WHAT YOU WILL DO:
Repeat exactly the lines from the line with "Write a component" to the line with "2.22e-7, 1.355e-7, 2.0e-7];", including both, and leave out any pictures.

....................

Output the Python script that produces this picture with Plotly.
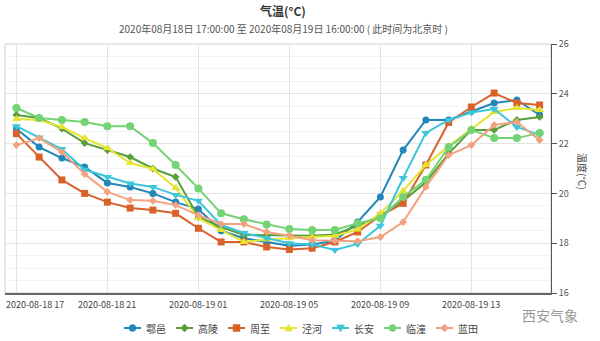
import plotly.graph_objects as go
import pandas as pd

times = pd.date_range("2020-08-18 17:00", "2020-08-19 16:00", freq="h")

names = ["鄠邑", "高陵", "周至", "泾河", "长安", "临潼", "蓝田"]

huyi =     [22.6, 21.86, 21.42, 21.06, 20.42, 20.26, 20.0, 19.65, 19.37, 18.5, 18.2, 18.05, 17.9, 17.95, 18.1, 18.85, 19.86, 21.74, 22.95, 22.95, 23.3, 23.63, 23.75, 23.15]
gaoling =  [23.15, 23.03, 22.6, 22.02, 21.74, 21.46, 21.0, 20.66, 19.05, 18.65, 18.33, 18.33, 18.3, 18.3, 18.35, 18.7, 19.1, 19.7, 20.45, 21.6, 22.55, 22.55, 22.95, 23.07]
zhouzhi =  [22.4, 21.46, 20.54, 20.0, 19.65, 19.41, 19.33, 19.2, 18.6, 18.05, 18.05, 17.85, 17.75, 17.8, 18.05, 18.45, 19.1, 19.6, 21.14, 22.85, 23.47, 24.03, 23.63, 23.55]
jinghe =   [22.99, 22.95, 22.67, 22.22, 21.82, 21.22, 20.98, 20.22, 19.0, 18.53, 18.05, 18.15, 18.2, 18.25, 18.3, 18.55, 19.2, 20.1, 21.14, 21.9, 22.6, 23.27, 23.43, 23.35]
changan =  [22.7, 22.25, 21.78, 20.95, 20.66, 20.4, 20.26, 19.94, 19.7, 18.73, 18.41, 18.2, 18.0, 17.95, 17.73, 17.97, 18.7, 20.62, 22.43, 22.95, 23.25, 23.39, 22.67, 22.35]
lintong =  [23.43, 23.03, 22.95, 22.87, 22.7, 22.7, 22.02, 21.14, 20.2, 19.2, 18.96, 18.75, 18.57, 18.53, 18.53, 18.8, 19.0, 19.86, 20.55, 21.86, 22.55, 22.22, 22.22, 22.43]
lantian =  [21.94, 22.22, 21.66, 20.78, 20.06, 19.73, 19.7, 19.53, 19.13, 18.77, 18.77, 18.45, 18.3, 18.12, 18.1, 18.08, 18.25, 18.85, 20.26, 21.54, 21.94, 22.75, 22.87, 22.14]

series = [huyi, gaoling, zhouzhi, jinghe, changan, lintong, lantian]
colors = ["#2386b8", "#5a9e3a", "#d9622b", "#e4e432", "#3cc6da", "#74d374", "#f2a27e"]
symbols = ["circle", "diamond", "square", "triangle-up", "triangle-down", "circle", "diamond"]
sizes = [7, 6, 7, 8, 8, 8, 6]

tick_labels = ["2020-08-18 17", "2020-08-18 21", "2020-08-19 01", "2020-08-19 05", "2020-08-19 09", "2020-08-19 13"]
tick_vals = list(pd.date_range("2020-08-18 17:00", periods=6, freq="4h"))

title_text = "<b>气温(°C)</b>"
subtitle_text = "2020年08月18日 17:00:00 至 2020年08月19日 16:00:00 ( 此时间为北京时 )"
ytitle = "温度(°C)"
watermark = "西安气象"

FONT = "Noto Sans CJK SC"
W, H = 600, 341
ML, MR, MT, MB = 5, 49, 44, 48
PW, PH = W - ML - MR, H - MT - MB


def px_x(px):
    return (px - ML) / PW


def px_y(py):
    return (H - MB - py) / PH


fig = go.Figure()
for name, vals, c, s, sz in zip(names, series, colors, symbols, sizes):
    fig.add_trace(go.Scatter(
        x=times, y=vals, name=name, mode="lines+markers",
        line=dict(color=c, width=2),
        marker=dict(color=c, symbol=s, size=sz),
    ))

shapes = [dict(type="rect", xref="paper", yref="paper", x0=0, x1=1, y0=0, y1=1,
               line=dict(color="#d0d0d0", width=1), layer="below")]
annotations = [
    dict(text=title_text, xref="paper", yref="paper", x=px_x(283), y=px_y(11),
         xanchor="center", yanchor="middle", showarrow=False,
         font=dict(size=12, color="#333", family=FONT)),
    dict(text=subtitle_text, xref="paper", yref="paper", x=px_x(283), y=px_y(29),
         xanchor="center", yanchor="middle", showarrow=False,
         font=dict(size=10, color="#555", family=FONT)),
    dict(text=ytitle, xref="paper", yref="paper", x=1, y=0.49, xshift=31,
         xanchor="center", yanchor="middle", textangle=90, showarrow=False,
         font=dict(size=10, color="#444", family=FONT)),
    dict(text=watermark, xref="paper", yref="paper", x=px_x(550), y=px_y(315),
         xanchor="center", yanchor="middle", showarrow=False,
         font=dict(size=14, color="#999", family=FONT)),
]

# x tick labels (first one kept inside the chart, like the original)
for i, (tv, tl) in enumerate(zip(tick_vals, tick_labels)):
    if i == 0:
        annotations.append(dict(text=tl, xref="paper", yref="paper", x=px_x(4), y=px_y(304),
                                xanchor="left", yanchor="middle", showarrow=False,
                                font=dict(size=9, color="#444", family=FONT)))
    else:
        annotations.append(dict(text=tl, xref="x", yref="paper", x=tv, y=px_y(304),
                                xanchor="center", yanchor="middle", showarrow=False,
                                font=dict(size=9, color="#444", family=FONT)))

# custom compact legend
LEG_X0, LEG_PITCH, LEG_Y = 124, 52, 328
marker_paths = {
    "diamond": "M 0,4 L 4,0 L 0,-4 L -4,0 Z",
    "triangle-up": "M -4,-3 L 4,-3 L 0,4 Z",
    "triangle-down": "M -4,3 L 4,3 L 0,-4 Z",
}
for k, (name, c, s) in enumerate(zip(names, colors, symbols)):
    sx = LEG_X0 + LEG_PITCH * k
    common = dict(xref="paper", yref="paper", xsizemode="pixel", ysizemode="pixel",
                  xanchor=px_x(sx), yanchor=px_y(LEG_Y))
    shapes.append(dict(type="line", x0=0, x1=17, y0=0, y1=0,
                       line=dict(color=c, width=2), **common))
    mk = dict(xref="paper", yref="paper", xsizemode="pixel", ysizemode="pixel",
              xanchor=px_x(sx + 8.5), yanchor=px_y(LEG_Y),
              fillcolor=c, line=dict(color=c, width=0.5))
    if s == "circle":
        shapes.append(dict(type="circle", x0=-3.5, x1=3.5, y0=-3.5, y1=3.5, **mk))
    elif s == "square":
        shapes.append(dict(type="rect", x0=-3.5, x1=3.5, y0=-3.5, y1=3.5, **mk))
    else:
        shapes.append(dict(type="path", path=marker_paths[s], **mk))
    annotations.append(dict(text=name, xref="paper", yref="paper", x=px_x(sx + 20), y=px_y(LEG_Y),
                            xanchor="left", yanchor="middle", showarrow=False,
                            font=dict(size=10, color="#444", family=FONT)))

fig.update_layout(
    width=W, height=H,
    margin=dict(l=ML, r=MR, t=MT, b=MB),
    paper_bgcolor="white", plot_bgcolor="white",
    font=dict(family=FONT, size=9, color="#555"),
    showlegend=False,
    xaxis=dict(
        range=[pd.Timestamp("2020-08-18 16:30"), pd.Timestamp("2020-08-19 16:30")],
        tickvals=tick_vals, showticklabels=False,
        showgrid=True, gridcolor="#e4e4e4", gridwidth=1,
        showline=True, linecolor="#666", linewidth=2,
        ticks="", zeroline=False,
    ),
    yaxis=dict(
        side="right", range=[16, 26], dtick=2, tick0=16,
        showgrid=True, gridcolor="#e4e4e4", gridwidth=1,
        minor=dict(dtick=0.5, showgrid=True, gridcolor="#f3f3f3", gridwidth=1),
        showline=True, linecolor="#555", linewidth=1,
        ticks="outside", ticklen=5, tickcolor="#555",
        tickfont=dict(size=9, color="#555"),
        zeroline=False,
    ),
    shapes=shapes,
    annotations=annotations,
)

fig.write_html("out.html")
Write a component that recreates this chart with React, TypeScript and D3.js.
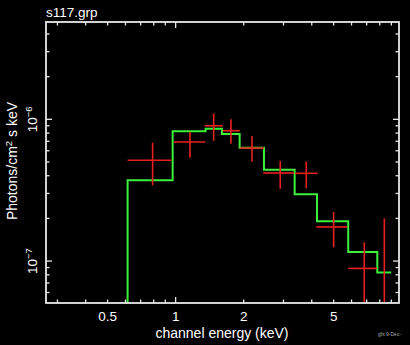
import React from "react";
import * as d3 from "d3";

// Model (green step histogram): bin edges (keV) and values (photons/cm^2/s/keV)
const modelEdges = [0.613, 0.97, 1.357, 1.603, 1.919, 2.459, 3.361, 4.22, 5.8, 7.8, 8.99];
const modelValues = [3.71e-7, 8.23e-7, 8.58e-7, 7.87e-7, 6.3e-7, 4.41e-7, 2.96e-7, 1.91e-7, 1.16e-7, 8.32e-8];

// Data points (red crosses)
const energy = [0.452, 0.791, 1.157, 1.473, 1.757, 2.176, 2.903, 3.784, 5.0, 6.83, 8.38];
const energyLo = [0.447, 0.613, 0.983, 1.344, 1.614, 1.919, 2.442, 3.382, 4.19, 5.8, 7.8];
const energyHi = [0.457, 0.956, 1.352, 1.619, 1.925, 2.459, 3.348, 4.25, 5.74, 7.78, 8.99];
const flux = [3e-8, 5.14e-7, 6.92e-7, 9.01e-7, 8.31e-7, 6.27e-7, 4.18e-7, 4.16e-7, 1.74e-7, 8.88e-8, 4.5e-8];
const fluxLo = [1e-8, 3.42e-7, 5.36e-7, 7.06e-7, 6.73e-7, 5.02e-7, 3.24e-7, 3.26e-7, 1.25e-7, 4e-8, 1e-8];
const fluxHi = [5.15e-8, 6.84e-7, 8.18e-7, 1.1e-6, 1.0e-6, 7.62e-7, 5.08e-7, 5.05e-7, 2.22e-7, 1.355e-7, 2.0e-7];

const xTickLabels = [0.5, 1, 2, 5];
const xDomain = [0.267, 9.73];
const yDomain = [5.06e-8, 4.86e-6];

const W = 410;
const H = 345;
const left = 46, right = 399, top = 22, bottom = 303;
const FONT = "'Liberation Sans', Arial, Helvetica, sans-serif";

export default function App() {
  const x = d3.scaleLog().domain(xDomain).range([left, right]);
  const y = d3.scaleLog().domain(yDomain).range([bottom, top]);

  // step path for model
  let d = `M${x(modelEdges[0])},${bottom}`;
  modelValues.forEach((v, i) => {
    d += `L${x(modelEdges[i])},${y(v)}L${x(modelEdges[i + 1])},${y(v)}`;
  });

  const xMinor: number[] = [];
  for (let dec = -1; dec <= 0; dec++) {
    for (let m = 1; m <= 9; m++) {
      const v = m * Math.pow(10, dec);
      if (v > xDomain[0] && v < xDomain[1]) xMinor.push(v);
    }
  }
  const yMinor: number[] = [];
  for (let dec = -8; dec <= -6; dec++) {
    for (let m = 1; m <= 9; m++) {
      const v = m * Math.pow(10, dec);
      if (v > yDomain[0] && v < yDomain[1]) yMinor.push(v);
    }
  }
  const isMajor = (v: number) => Math.abs(Math.log10(v) - Math.round(Math.log10(v))) < 1e-6;
  const frame = "#e8e8e8";

  return (
    <svg width={W} height={H} style={{ position: "fixed", left: 0, top: 0, background: "#000" }}>
      <rect x={0} y={0} width={W} height={H} fill="#000" />
      <defs>
        <clipPath id="plotclip">
          <rect x={left} y={top} width={right - left} height={bottom - top} />
        </clipPath>
      </defs>
      <g clipPath="url(#plotclip)">
        <path d={d} fill="none" stroke="#3cf03c" strokeWidth={2} />
        {energy.map((e, i) => (
          <g key={i} stroke="#e8201e" strokeWidth={1.6}>
            <line x1={x(energyLo[i])} x2={x(energyHi[i])} y1={y(flux[i])} y2={y(flux[i])} />
            <line x1={x(e)} x2={x(e)} y1={y(fluxLo[i])} y2={y(fluxHi[i])} />
          </g>
        ))}
      </g>
      {/* ticks */}
      <g stroke={frame} strokeWidth={1.3}>
        {xMinor.map((v, i) => {
          const len = isMajor(v) ? 6 : 3.5;
          return (
            <g key={"x" + i}>
              <line x1={x(v)} x2={x(v)} y1={bottom} y2={bottom - len} />
              <line x1={x(v)} x2={x(v)} y1={top} y2={top + len} />
            </g>
          );
        })}
        {yMinor.map((v, i) => {
          const len = isMajor(v) ? 6 : 3.5;
          return (
            <g key={"y" + i}>
              <line x1={left} x2={left + len} y1={y(v)} y2={y(v)} />
              <line x1={right} x2={right - len} y1={y(v)} y2={y(v)} />
            </g>
          );
        })}
      </g>
      <rect x={left} y={top} width={right - left} height={bottom - top} fill="none" stroke={frame} strokeWidth={1.8} />
      {/* x tick labels */}
      {xTickLabels.map((v) => (
        <text key={v} x={x(v)} y={321} fill="#fff" fontFamily={FONT} fontSize={13.5} textAnchor="middle">
          {String(v)}
        </text>
      ))}
      {/* y tick labels */}
      {[1e-6, 1e-7].map((v) => (
        <text
          key={v}
          transform={`translate(37,${y(v)}) rotate(-90)`}
          fill="#fff"
          fontFamily={FONT}
          fontSize={13.5}
          textAnchor="middle"
        >
          10
          <tspan dy={-5} fontSize={9.5}>{"\u2212" + Math.round(-Math.log10(v))}</tspan>
        </text>
      ))}
      <text x={222} y={338} fill="#fff" fontFamily={FONT} fontSize={14} textAnchor="middle">
        channel energy (keV)
      </text>
      <text transform={`translate(17,161) rotate(-90)`} fill="#fff" fontFamily={FONT} fontSize={14} textAnchor="middle">
        Photons/cm
        <tspan dy={-5} fontSize={9.5}>2</tspan>
        <tspan dy={5}> s keV</tspan>
      </text>
      <text x={46} y={17} fill="#fff" fontFamily={FONT} fontSize={13.5}>
        s117.grp
      </text>
      <text x={378} y={336} fill="#aaa" fontFamily={FONT} fontSize={5}>
        gfs  9-Dec-
      </text>
    </svg>
  );
}
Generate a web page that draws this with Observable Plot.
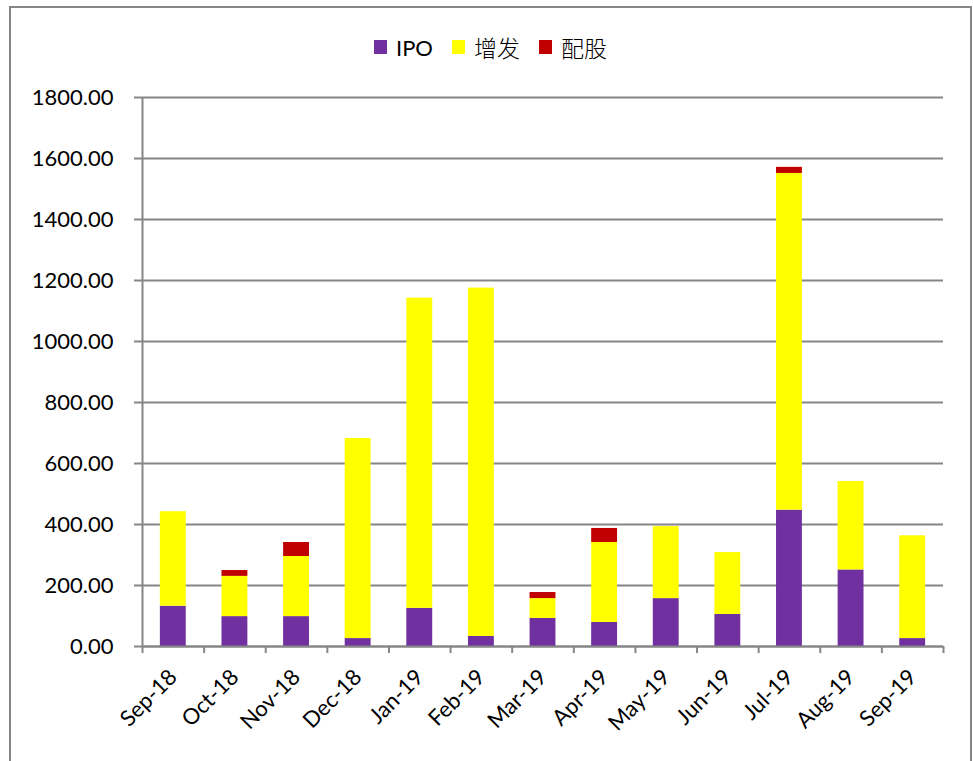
<!DOCTYPE html>
<html>
<head>
<meta charset="utf-8">
<script src="https://cdn.jsdelivr.net/npm/d3@7"></script>
<script src="https://cdn.jsdelivr.net/npm/@observablehq/plot@0.6"></script>
<style>
  html, body { margin: 0; padding: 0; background: #fff; }
  #wrap { position: relative; width: 973px; height: 761px; overflow: hidden; background: #fff; }
  #frame { position: absolute; left: 9px; top: 6px; width: 963px; height: 800px; border: 2px solid #868686; box-sizing: border-box; }
  #legend { position: absolute; left: 374px; top: 34px; height: 26px; display: flex; align-items: center; font-family: Lato, "Noto Sans CJK SC", sans-serif; font-size: 22px; color: #000; }
  #legend .sw { width: 13px; height: 14px; display: inline-block; margin-right: 9px; }
  #legend .it { display: flex; align-items: center; margin-right: 19px; }
  #legend .cjk { font-family: "Noto Sans CJK SC", sans-serif; font-weight: 300; font-size: 23px; }
  #chart { position: absolute; left: 0; top: 80px; }
</style>
</head>
<body>
<div id="wrap">
  <div id="frame"></div>
  <div id="legend"></div>
  <div id="chart"></div>
</div>
<script>
const months = ["Sep-18","Oct-18","Nov-18","Dec-18","Jan-19","Feb-19","Mar-19","Apr-19","May-19","Jun-19","Jul-19","Aug-19","Sep-19"];
const seriesNames = ["IPO", "增发", "配股"];
const seriesColors = ["#7030A0", "#FFFF00", "#C00000"];
const ipo    = [132, 98, 98, 26, 125, 33, 92, 79, 157, 105, 447, 251, 26];
const zengfa = [310, 132, 197, 656, 1017, 1142, 65, 262, 236, 203, 1104, 290, 337];
const peigu  = [0, 19, 46, 0, 0, 0, 20, 46, 0, 0, 20, 0, 0];
const yTicks = [0, 200, 400, 600, 800, 1000, 1200, 1400, 1600, 1800];

const seriesValues = [ipo, zengfa, peigu];
const data = [];
months.forEach((m, i) => {
  seriesNames.forEach((s, k) => {
    data.push({month: m, series: s, value: seriesValues[k][i]});
  });
});

// legend
const legend = document.getElementById("legend");
seriesNames.forEach((s, k) => {
  const it = document.createElement("span");
  it.className = "it";
  const sw = document.createElement("span");
  sw.className = "sw";
  sw.style.background = seriesColors[k];
  const tx = document.createElement("span");
  tx.textContent = s;
  if (k > 0) tx.className = "cjk";
  it.appendChild(sw); it.appendChild(tx);
  legend.appendChild(it);
});

const W = 973, H = 681;
const mL = 142, mR = 30, mT = 17, mB = 115;
const step = (W - mL - mR) / months.length;
const pxPerUnit = (H - mT - mB) / 1800;
const gray = "#868686";

const chart = Plot.plot({
  width: W,
  height: H,
  marginLeft: mL,
  marginRight: mR,
  marginTop: mT,
  marginBottom: mB,
  style: {fontFamily: "Lato, sans-serif", fontSize: "22px", color: "#000", background: "transparent"},
  x: {domain: months, paddingInner: 0.58, paddingOuter: 0.29, round: false},
  y: {domain: [0, 1800]},
  color: {domain: seriesNames, range: seriesColors},
  marks: [
    Plot.ruleY(yTicks, {stroke: gray, strokeWidth: 2}),
    Plot.barY(data, {x: "month", y: "value", fill: "series", order: seriesNames}),
    Plot.ruleY([0], {stroke: gray, strokeWidth: 2}),
    Plot.ruleX([months[0]], {x: d => d, dx: -step / 2, y1: 0, y2: 1800, stroke: gray, strokeWidth: 2}),
    Plot.ruleX(months, {x: d => d, dx: -step / 2, y1: 0, y2: -7 / pxPerUnit, stroke: gray, strokeWidth: 2}),
    Plot.ruleX([months[months.length - 1]], {x: d => d, dx: step / 2, y1: 0, y2: -7 / pxPerUnit, stroke: gray, strokeWidth: 2}),
    Plot.axisY({ticks: yTicks, tickFormat: d => d.toFixed(2), tickSize: 8, tickPadding: 21, stroke: gray, strokeWidth: 2, fill: "#000", fontSize: 22, label: null}),
    Plot.axisX({tickSize: 0, tickPadding: 27, tickRotate: -45, fill: "#000", fontSize: 22, label: null})
  ]
});
document.getElementById("chart").appendChild(chart);
</script>
</body>
</html>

....................

OUTPUT FOR THIS TASK:
Write a component that recreates this chart with React, TypeScript and D3.js.
import React from "react";
import * as d3 from "d3";

// Model (green step histogram): bin edges (keV) and values (photons/cm^2/s/keV)
const modelEdges = [0.613, 0.97, 1.357, 1.603, 1.919, 2.459, 3.361, 4.22, 5.8, 7.8, 8.99];
const modelValues = [3.71e-7, 8.23e-7, 8.58e-7, 7.87e-7, 6.3e-7, 4.41e-7, 2.96e-7, 1.91e-7, 1.16e-7, 8.32e-8];

// Data points (red crosses)
const energy = [0.452, 0.791, 1.157, 1.473, 1.757, 2.176, 2.903, 3.784, 5.0, 6.83, 8.38];
const energyLo = [0.447, 0.613, 0.983, 1.344, 1.614, 1.919, 2.442, 3.382, 4.19, 5.8, 7.8];
const energyHi = [0.457, 0.956, 1.352, 1.619, 1.925, 2.459, 3.348, 4.25, 5.74, 7.78, 8.99];
const flux = [3e-8, 5.14e-7, 6.92e-7, 9.01e-7, 8.31e-7, 6.27e-7, 4.18e-7, 4.16e-7, 1.74e-7, 8.88e-8, 4.5e-8];
const fluxLo = [1e-8, 3.42e-7, 5.36e-7, 7.06e-7, 6.73e-7, 5.02e-7, 3.24e-7, 3.26e-7, 1.25e-7, 4e-8, 1e-8];
const fluxHi = [5.15e-8, 6.84e-7, 8.18e-7, 1.1e-6, 1.0e-6, 7.62e-7, 5.08e-7, 5.05e-7, 2.22e-7, 1.355e-7, 2.0e-7];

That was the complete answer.